Saturday, August 31, 2013

"Reality Is An Activity Of The Most August Imagination"

At least one critic has suggested that the word "august" in the title of the following poem is a pun, the primary sense being "majestic, stately, sublime" (OED).  I'm not so sure about that.  Wallace Stevens was not without humor, but he doesn't seem to be the type who would go in for puns.  But who knows?

In any case, it is an appropriate poem for the final day of August, when the slow turn to autumn has become evident:  that cast of yellow light and those shadows, that blue sky that has acquired a further degree of depth, that breeze with an ever-so-slight chill just beneath the surface.

Samuel Bough (1822-1878), "The Hayfield, Coming Storm"

   Reality Is an Activity of the Most August Imagination

Last Friday, in the big light of last Friday night,
We drove home from Cornwall to Hartford, late.

It was not a night blown at a glassworks in Vienna
Or Venice, motionless, gathering time and dust.

There was a crush of strength in a grinding going round,
Under the front of the westward evening star,

The vigor of glory, a glittering in the veins,
As things emerged and moved and were dissolved,

Either in distance, change or nothingness,
The visible transformations of summer night,

An argentine abstraction approaching form
And suddenly denying itself away.

There was an insolid billowing of the solid.
Night's moonlight lake was neither water nor air.

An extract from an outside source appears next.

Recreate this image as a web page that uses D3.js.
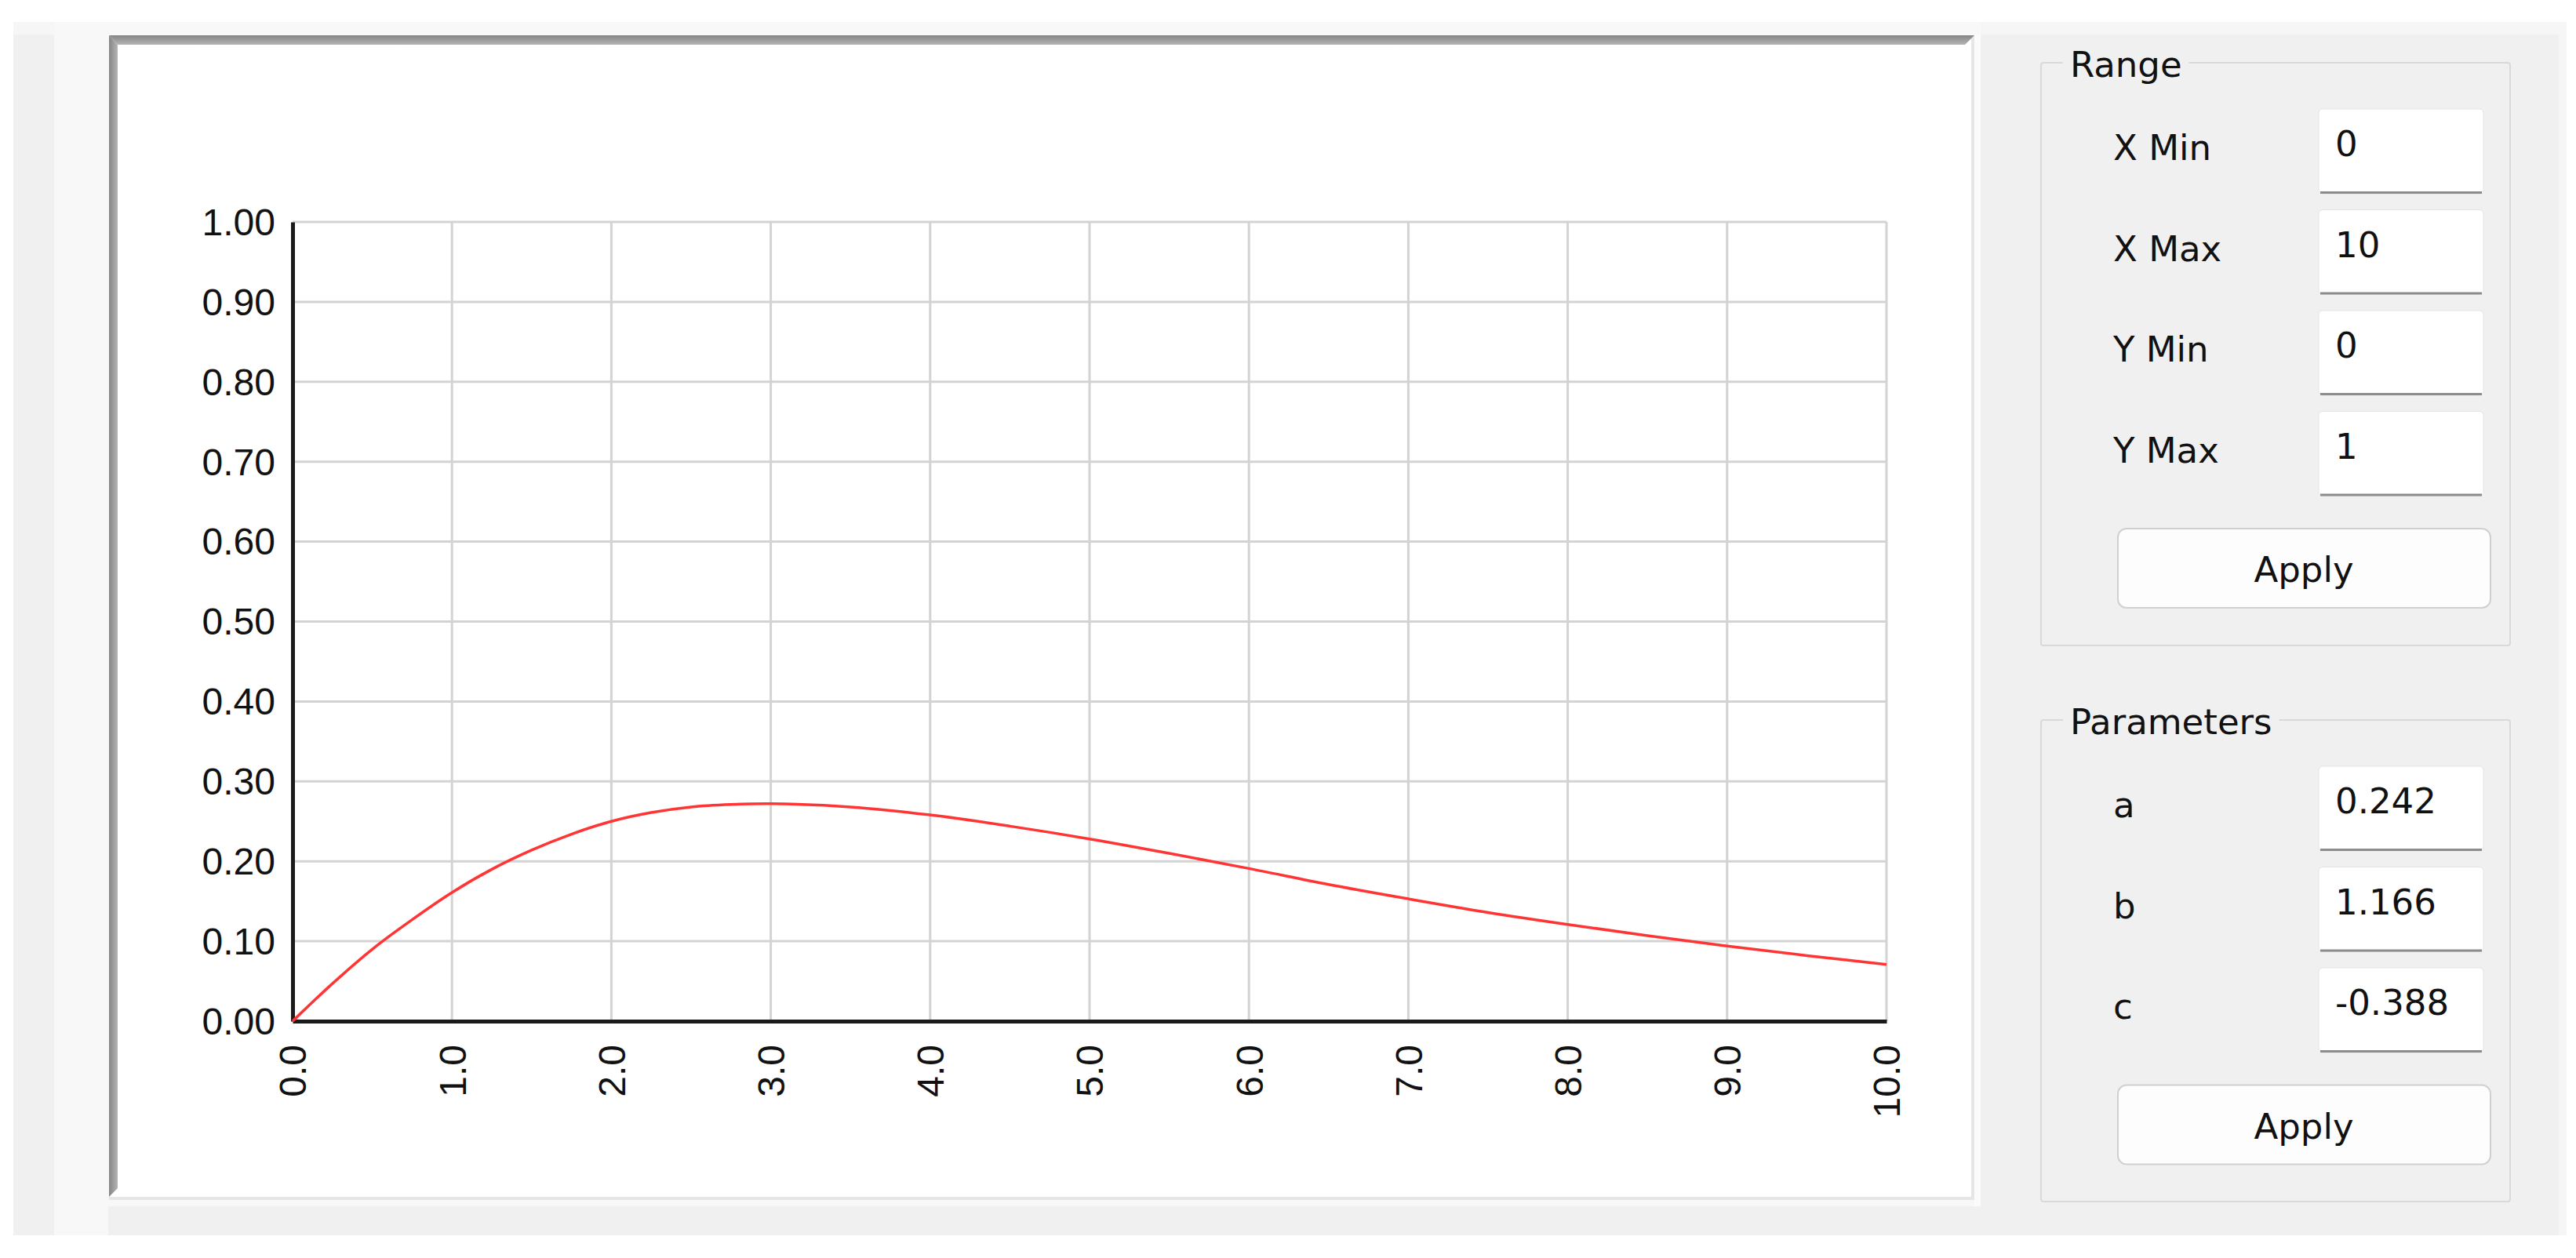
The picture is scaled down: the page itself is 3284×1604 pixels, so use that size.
<!DOCTYPE html>
<html>
<head>
<meta charset="utf-8">
<script src="https://cdn.jsdelivr.net/npm/d3@7"></script>
<style>
    body { margin: 0; background: #ffffff; }
    svg { display: block; }
    .tick text { font-family: "Liberation Sans", Arial, sans-serif; font-size: 48px; fill: #111; }
    .ui { font-family: "DejaVu Sans", Tahoma, sans-serif; font-size: 45px; fill: #111; }
</style>
</head>
<body>
<svg id="app" width="3284" height="1604"></svg>
<script>
// curve values
const xValues = [0, 0.25, 0.5, 0.75, 1, 1.25, 1.5, 1.75, 2, 2.25, 2.5, 2.75, 3, 3.5, 4, 4.5, 5, 5.5, 6, 6.5, 7, 7.5, 8, 8.5, 9, 9.5, 10];
const yValues = [0, 0.047, 0.090, 0.127, 0.161, 0.190, 0.214, 0.234, 0.250, 0.261, 0.268, 0.271, 0.272, 0.268, 0.258, 0.244, 0.228, 0.210, 0.191, 0.171, 0.153, 0.136, 0.121, 0.107, 0.094, 0.082, 0.071];

const xTicks = [0, 1, 2, 3, 4, 5, 6, 7, 8, 9, 10];
const yTicks = [0, 0.1, 0.2, 0.3, 0.4, 0.5, 0.6, 0.7, 0.8, 0.9, 1.0];

const rangeLabels = ["X Min", "X Max", "Y Min", "Y Max"];
const rangeValues = ["0", "10", "0", "1"];
const paramLabels = ["a", "b", "c"];
const paramValues = ["0.242", "1.166", "-0.388"];

class FunctionChart {

    constructor() {
        this.svg = d3.select("#app");
        this.plot = {left: 373, right: 2405, top: 283, bottom: 1302};

        this.x = d3.scaleLinear().domain([0, 10]).range([this.plot.left, this.plot.right]);
        this.y = d3.scaleLinear().domain([0, 1]).range([this.plot.bottom, this.plot.top]);
    }

    // window background + sunken frame round the plot
    drawFrame() {
        let svg = this.svg;
        svg.append("rect").attr("x", 17).attr("y", 28).attr("width", 3255).attr("height", 1547).attr("fill", "#f6f6f6");
        svg.append("rect").attr("x", 17).attr("y", 44).attr("width", 3245).attr("height", 1531).attr("fill", "#f0f0f0");
        svg.append("rect").attr("x", 69).attr("y", 28).attr("width", 2456).attr("height", 1510).attr("fill", "#f8f8f8");
        svg.append("rect").attr("x", 69).attr("y", 1538).attr("width", 69).attr("height", 37).attr("fill", "#f8f8f8");

        let defs = svg.append("defs");
        let gTop = defs.append("linearGradient").attr("id", "gTop").attr("x1", 0).attr("y1", 0).attr("x2", 0).attr("y2", 1);
        gTop.append("stop").attr("offset", "0%").attr("stop-color", "#858585");
        gTop.append("stop").attr("offset", "100%").attr("stop-color", "#b4b4b4");
        let gLeft = defs.append("linearGradient").attr("id", "gLeft").attr("x1", 0).attr("y1", 0).attr("x2", 1).attr("y2", 0);
        gLeft.append("stop").attr("offset", "0%").attr("stop-color", "#858585");
        gLeft.append("stop").attr("offset", "100%").attr("stop-color", "#b4b4b4");

        // light outer edge (right / bottom)
        svg.append("rect").attr("x", 139).attr("y", 45).attr("width", 2378).attr("height", 1485).attr("fill", "#e6e6e6");
        svg.append("rect").attr("x", 139).attr("y", 45).attr("width", 2374).attr("height", 1481).attr("fill", "#ffffff");
        svg.append("path").attr("d", "M139,45 L2517,45 L2505,57 L150,57 Z").attr("fill", "url(#gTop)");
        svg.append("path").attr("d", "M139,45 L150,57 L150,1515 L139,1526 Z").attr("fill", "url(#gLeft)");
    }

    drawGrid() {
        let that = this;
        let grid = this.svg.append("g").attr("class", "grid");

        grid.selectAll(".vgrid")
            .data(xTicks.filter(d => d > 0))
            .enter().append("line")
            .attr("class", "vgrid")
            .attr("x1", d => that.x(d)).attr("x2", d => that.x(d))
            .attr("y1", this.y(1)).attr("y2", this.y(0))
            .attr("stroke", "#d3d3d3").attr("stroke-width", 3);

        grid.selectAll(".hgrid")
            .data(yTicks.filter(d => d > 0))
            .enter().append("line")
            .attr("class", "hgrid")
            .attr("x1", this.x(0)).attr("x2", this.x(10))
            .attr("y1", d => that.y(d)).attr("y2", d => that.y(d))
            .attr("stroke", "#d3d3d3").attr("stroke-width", 3);
    }

    drawAxes() {
        let yAxis = d3.axisLeft(this.y)
            .tickValues(yTicks)
            .tickFormat(d3.format(".2f"))
            .tickSize(0)
            .tickPadding(22);
        let gy = this.svg.append("g")
            .attr("class", "axis")
            .attr("transform", "translate(" + this.plot.left + ",0)")
            .call(yAxis);
        gy.select(".domain").attr("stroke", "#1a1a1a").attr("stroke-width", 5);
        gy.selectAll("text").attr("dy", "0.34em");

        let xAxis = d3.axisBottom(this.x)
            .tickValues(xTicks)
            .tickFormat(d3.format(".1f"))
            .tickSize(0);
        let gx = this.svg.append("g")
            .attr("class", "axis")
            .attr("transform", "translate(0," + this.plot.bottom + ")")
            .call(xAxis);
        gx.select(".domain").attr("stroke", "#1a1a1a").attr("stroke-width", 5);
        gx.selectAll("text")
            .attr("transform", "rotate(-90)")
            .attr("x", -30)
            .attr("y", 0)
            .attr("dy", "0.35em")
            .style("text-anchor", "end");
    }

    drawCurve() {
        let that = this;
        let pts = xValues.map((v, i) => ({x: v, y: yValues[i]}));
        let linefcn = d3.line()
            .x(d => that.x(d.x))
            .y(d => that.y(d.y))
            .curve(d3.curveCatmullRom.alpha(0.5));

        this.svg.append("path")
            .datum(pts)
            .attr("d", linefcn)
            .attr("fill", "none")
            .attr("stroke", "#ff3434")
            .attr("stroke-width", 3.5);
    }

    // one group box with label / field rows and an Apply button
    drawGroup(title, top, bottom, labels, values) {
        let svg = this.svg;
        let g = svg.append("g");
        let left = 2602, right = 3200;

        g.append("rect")
            .attr("x", left).attr("y", top)
            .attr("width", right - left).attr("height", bottom - top)
            .attr("rx", 3)
            .attr("fill", "none").attr("stroke", "#d9d9d9").attr("stroke-width", 2);

        let t = g.append("text").attr("class", "ui").attr("x", 2639).attr("y", top + 18).text(title);
        let w = t.node().getComputedTextLength();
        g.insert("rect", "text").attr("x", 2630).attr("y", top - 4).attr("width", w + 18).attr("height", 10).attr("fill", "#f0f0f0");

        let rowStep = 128.5;
        let rows = g.selectAll(".row")
            .data(labels)
            .enter().append("g")
            .attr("class", "row")
            .attr("transform", (d, i) => "translate(0," + (top + 59 + i * rowStep) + ")");

        rows.append("text").attr("class", "ui").attr("x", 2694).attr("y", 65).text(d => d);

        rows.append("rect")
            .attr("x", 2956).attr("y", 0).attr("width", 210).attr("height", 108)
            .attr("rx", 5)
            .attr("fill", "#ffffff").attr("stroke", "#e4e4e4").attr("stroke-width", 1);
        rows.append("line")
            .attr("x1", 2958).attr("x2", 3164).attr("y1", 106.5).attr("y2", 106.5)
            .attr("stroke", "#8c8c8c").attr("stroke-width", 3);
        rows.append("text").attr("class", "ui").attr("x", 2977).attr("y", 60).text((d, i) => values[i]);

        let by = top + 59 + labels.length * rowStep + 21;
        g.append("rect")
            .attr("x", 2700).attr("y", by).attr("width", 475).attr("height", 101)
            .attr("rx", 11)
            .attr("fill", "#fdfdfd").attr("stroke", "#d0d0d0").attr("stroke-width", 2);
        g.append("text").attr("class", "ui")
            .attr("x", 2937).attr("y", by + 68)
            .attr("text-anchor", "middle")
            .text("Apply");
    }

    drawPanel() {
        this.svg.append("rect").attr("x", 2517).attr("y", 45).attr("width", 8).attr("height", 1493).attr("fill", "#fbfbfb");
        this.drawGroup("Range", 80, 823, rangeLabels, rangeValues);
        this.drawGroup("Parameters", 918, 1532, paramLabels, paramValues);
    }
}

let chart = new FunctionChart();
chart.drawFrame();
chart.drawGrid();
chart.drawAxes();
chart.drawCurve();
chart.drawPanel();
</script>
</body>
</html>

Wallace Stevens, "Late Poems," Collected Poetry and Prose (The Library of America 1997).

Samuel Bough, "Edinburgh from Leith Roads" (1854)

The whole of Stevens's philosophy (poetic and otherwise) is, I think, summed up in that single sentence:  "Reality is an activity of the most august imagination."  "A Rabbit as King of the Ghosts" is an articulation of the same thought.  The following poem, which appears in a two-poem sequence titled "Two Illustrations That the World Is What You Make of It," is a further iteration of the idea.

     The World Is Larger in Summer

He left half a shoulder and half a head
To recognize him in after time.

These marbles lay weathering in the grass
When the summer was over, when the change

Of summer and of the sun, the life
Of summer and of the sun, were gone.

He had said that everything possessed
The power to transform itself, or else,

And what meant more, to be transformed.
He discovered the colors of the moon

In a single spruce, when, suddenly,
The tree stood dazzling in the air

And blue broke on him from the sun,
A bullioned blue, a blue abulge,

Like daylight, with time's bellishings,
And sensuous summer stood full-height.

The master of the spruce, himself,
Became transformed.  But his mastery

Left only the fragments found in the grass,
From his project, as finally magnified.

Wallace Stevens, "The Rock" (1954), Collected Poetry and Prose (The Library of America 1997).

The seasons are paramount in Stevens's poetry.  The spruce of Stevens's summer is vastly different than his spruce of winter in "The Snow Man": "The spruces rough in the distant glitter/Of the January sun."

Yes, of course:  "The world is what you make of it."  "Reality is an activity of the most august imagination."  While we are here.  As the seasons unfold around us.